La cycliste Masomah Ali Zada est arrivée en France en 2017 et suit actuellement des études de génie civil à Lille. Elle s'est entraînée au Centre Mondial du Cyclisme UCI, à Aigle, en Suisse, avant les Jeux Olympiques de Tokyo 2020, où elle a concouru au sein de l'Equipe olympique des réfugiés du CIO. En 2022, elle a été nommée à la Commission des Athlètes du Comité International Olympique (CIO).

La journaliste Benafsha Faizi faisait partie de la communauté cycliste évacuée d'Afghanistan par l'Union Cycliste Internationale (UCI) et différents partenaires en 2021. Ancienne responsable des médias et porte-parole du Comité National Olympique afghan, elle effectue actuellement un stage auprès de l’Olympic Refuge Foundation, qui aide les jeunes touchés par le déplacement à s'épanouir et à se rapprocher par le biais du sport. Elle vit à Montreux, en Suisse, avec son mari et son fils de 11 mois.

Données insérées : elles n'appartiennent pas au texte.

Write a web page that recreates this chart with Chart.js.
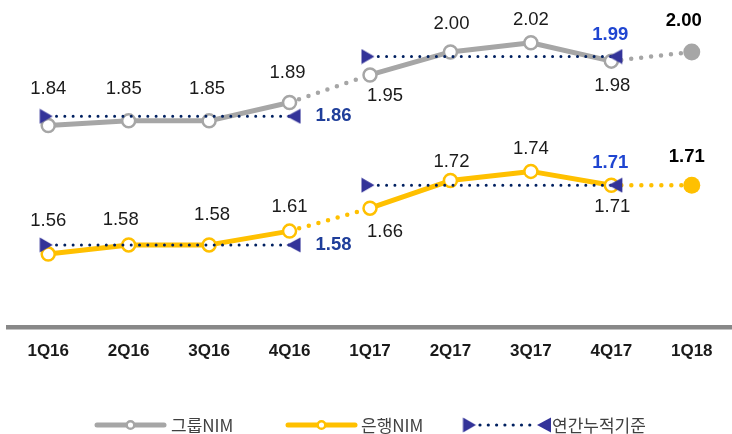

Les deux jeunes femmes espèrent que la Journée internationale du sport au service du développement et de la paix rappellera aux gens la persistance du conflit dans leur pays depuis la prise de Kaboul par les talibans en août 2021, ainsi que le sort des femmes du pays, qui ont perdu leurs droits fondamentaux.

Le pouvoir unificateur du sport

Masomah Ali Zada a découvert le pouvoir unificateur du sport après les Jeux Olympiques de Londres en 2012, lorsqu'un jeune athlète de son groupe ethnique, les Hazaras, a remporté une médaille de bronze en taekwondo. Masomah faisait partie de la foule qui s'était rassemblée pour accueillir le héros national Rohullah Nikpai de retour sur le sol afghan. Soudain, les conflits internes du pays dus aux différences ethniques n'existaient plus.

« Nous étions tous là, issus de différents groupes ethniques. Nous étions tous fiers et nous ne parlions pas de nos différences. Il était afghan, et sa médaille olympique faisait la fierté de tous les Afghans. Ce jour-là, j'ai vu l'unification du peuple. C'est le pouvoir du sport de rassembler les gens.C'était un moment de partage. Depuis ce jour, j'ai compris que le sport peut apporter la paix, l'unification, le partage, la fierté et la solidarité. »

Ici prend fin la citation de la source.